For those unusually resilient
or uninitiated individuals who’ve manage to cling to a few
tender fantasies about perfect maternal moments filled with transcendent
bliss, Buchanan is here to reminds us that it’s much, much
easier (an a lot more blissful) to imagine being a mother than it
is to actually be one -- and that the perfect moments of
motherhood are subtle, rare, and almost never bear any resemblance
to the pictures we carry around in our heads.

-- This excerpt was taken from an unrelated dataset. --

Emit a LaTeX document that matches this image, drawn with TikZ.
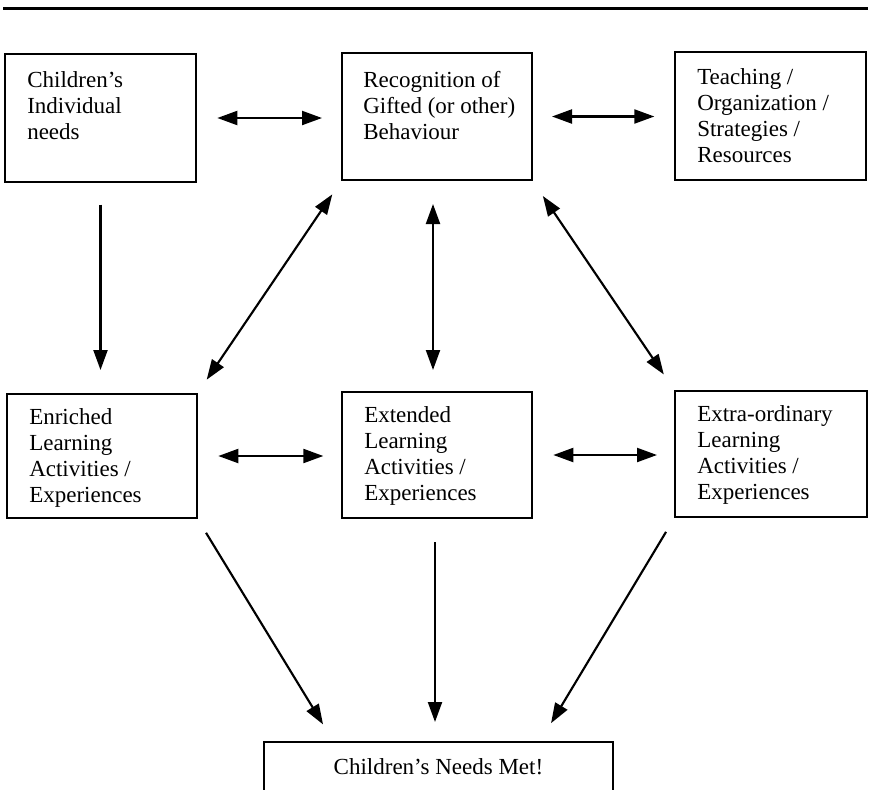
\documentclass[tikz,border=0pt]{standalone}
\usepackage{fontspec}
\setmainfont{Liberation Serif}
\usetikzlibrary{arrows.meta,calc}

\begin{document}
\begin{tikzpicture}[
  x=0.75pt, y=-0.75pt,
  box/.style={draw, line width=1.6pt, inner sep=0pt, outer sep=0pt, anchor=north west},
  txt/.style={inner sep=0pt, anchor=base west,
              font=\fontsize{17.25}{19.6}\selectfont},
  tip/.tip={Triangle[length=15pt,width=10.5pt]},
  oneway/.style={line width=1.6pt, -tip},
  twoway/.style={line width=1.6pt, tip-tip},
]
  % page area
  \useasboundingbox (0,0) rectangle (871,789);
  \fill[white] (0,0) rectangle (871,789);
  \clip (0,0) rectangle (871,789);

  % rule across the top
  \coordinate (ruleL) at (3,8.5);
  \coordinate (ruleR) at (868,8.5);
  \draw[line width=1.8pt] (ruleL) -- (ruleR);

  % top row
  \node[box, minimum width=143.25pt, minimum height=96pt]   (needs)  at (5,54)   {};
  \node[box, minimum width=142.5pt,  minimum height=95.25pt] (recog) at (342,53) {};
  \node[box, minimum width=143.25pt, minimum height=96pt]   (teach)  at (675,52) {};

  \node[txt] (needsT) at (27,87)
    {\parbox[t]{130pt}{\raggedright Children’s\\Individual\\needs}};
  \node[txt] (recogT) at (363,87)
    {\parbox[t]{130pt}{\raggedright Recognition of\\Gifted (or other)\\Behaviour}};
  \node[txt] (teachT) at (697,84)
    {\parbox[t]{130pt}{\raggedright Teaching /\\Organization /\\Strategies /\\Resources}};

  % middle row
  \node[box, minimum width=142.5pt, minimum height=93pt]   (enrich) at (7,394)   {};
  \node[box, minimum width=142.5pt, minimum height=94.5pt] (extend) at (342,392) {};
  \node[box, minimum width=144pt,   minimum height=94.5pt] (extra)  at (675,391) {};

  \node[txt] (enrichT) at (29,424)
    {\parbox[t]{130pt}{\raggedright Enriched\\Learning\\Activities /\\Experiences}};
  \node[txt] (extendT) at (364,422)
    {\parbox[t]{130pt}{\raggedright Extended\\Learning\\Activities /\\Experiences}};
  \node[txt] (extraT) at (697,421)
    {\parbox[t]{130pt}{\raggedright Extra-ordinary\\Learning\\Activities /\\Experiences}};

  % outcome box, running off the foot of the page
  \node[box, minimum width=261.75pt, minimum height=60pt] (met) at (264,742) {};
  \node[txt, anchor=base] (metT) at (438.5,774) {Children’s Needs Met!};

  % links along the rows
  \draw[twoway, shorten <=16pt, shorten >=15pt] (needs.east) -- (needs.east -| recog.west);
  \draw[twoway, shorten <=15pt, shorten >=15.5pt] (recog.east) -- (recog.east -| teach.west);
  \draw[twoway, shorten <=16pt, shorten >=14pt] (enrich.east) -- (enrich.east -| extend.west);
  \draw[twoway, shorten <=16pt, shorten >=13.5pt] (extend.east) -- (extend.east -| extra.west);

  % links between the rows
  \draw[oneway, shorten <=17pt, shorten >=18pt] (needs.south) -- (needs.south |- enrich.north);
  \draw[twoway, shorten <=13pt, shorten >=13pt] (recog.south west) -- (enrich.north east);
  \draw[twoway, shorten <=18pt, shorten >=16.5pt]
    ($(recog.south)+(-4,0)$) -- ($(recog.south |- extend.north)+(-4,0)$);
  \draw[twoway, shorten <=14.5pt, shorten >=15pt] (recog.south east) -- (extra.north west);

  % links into the outcome
  \draw[oneway, shorten <=13pt, shorten >=15.5pt]
    (enrich.south east) -- ($(met.north west)!0.2!(met.north east)$);
  \draw[oneway, shorten <=18pt, shorten >=15pt]
    ($(extend.south)+(-2,0)$) -- ($(extend.south |- met.north)+(-2,0)$);
  \draw[oneway, shorten <=13pt, shorten >=16.5pt]
    (extra.south west) -- ($(met.north west)!0.79!(met.north east)$);
\end{tikzpicture}
\end{document}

Some readers might complain
that Mother Shock is overly pessimistic, but in fact Buchanan’s
style is funny, bright and extremely accessible. The author definitely
has a flair for dark humor; she walks a thin line between making
light of a serious topic and plunging the reader into the depression
zone -- and does so with incredible confidence, so that what the
we see and absorb is the unvarnished truth about motherhood, stretch
marks and all.
My only misgiving about
Mother Shock is that it's the kind of book women tend
to pick up after the baby is born -- after they’ve reached
that weary, disenchanted stage when it's become painfully obvious that
this motherhood gig is not all it’s cracked up to be. Buchanan’s
book would make a far more enlightened shower gift for the new-mom-to-be
than those dreadful how-to-have-a-healthy-baby guides that clutter
up the bedside tables of pregnant women everywhere.
Then again, expectant
mothers might reject Mother Shock as the dispirited work
of a pathetic malcontent who wasn’t cut out to be a mother
in the first place -- because if the writer was Grade A
motherhood material, surely she would have cheerfully assimilated
into her new role and would have presented us with a very different
sort of book -- one filled with charming essays about all the cute,
crazy-making things those oh-so-lovable kids do to make your life
a living hell, etcetera.
Those of us who have
been roughing it through the rocky territory of motherhood for
a few years understand that such mothers would eventually grasp the
delusional quality of this type of thinking. But even if
they find the message of Mother Shock hard to swallow,
at least brand-new mothers -- or mothers-to-be -- who’ve sampled Buchanan’s excellent book will never
have a good reason to ask the perennial question: “why didn’t
anyone ever tell me that motherhood was going to be like this?”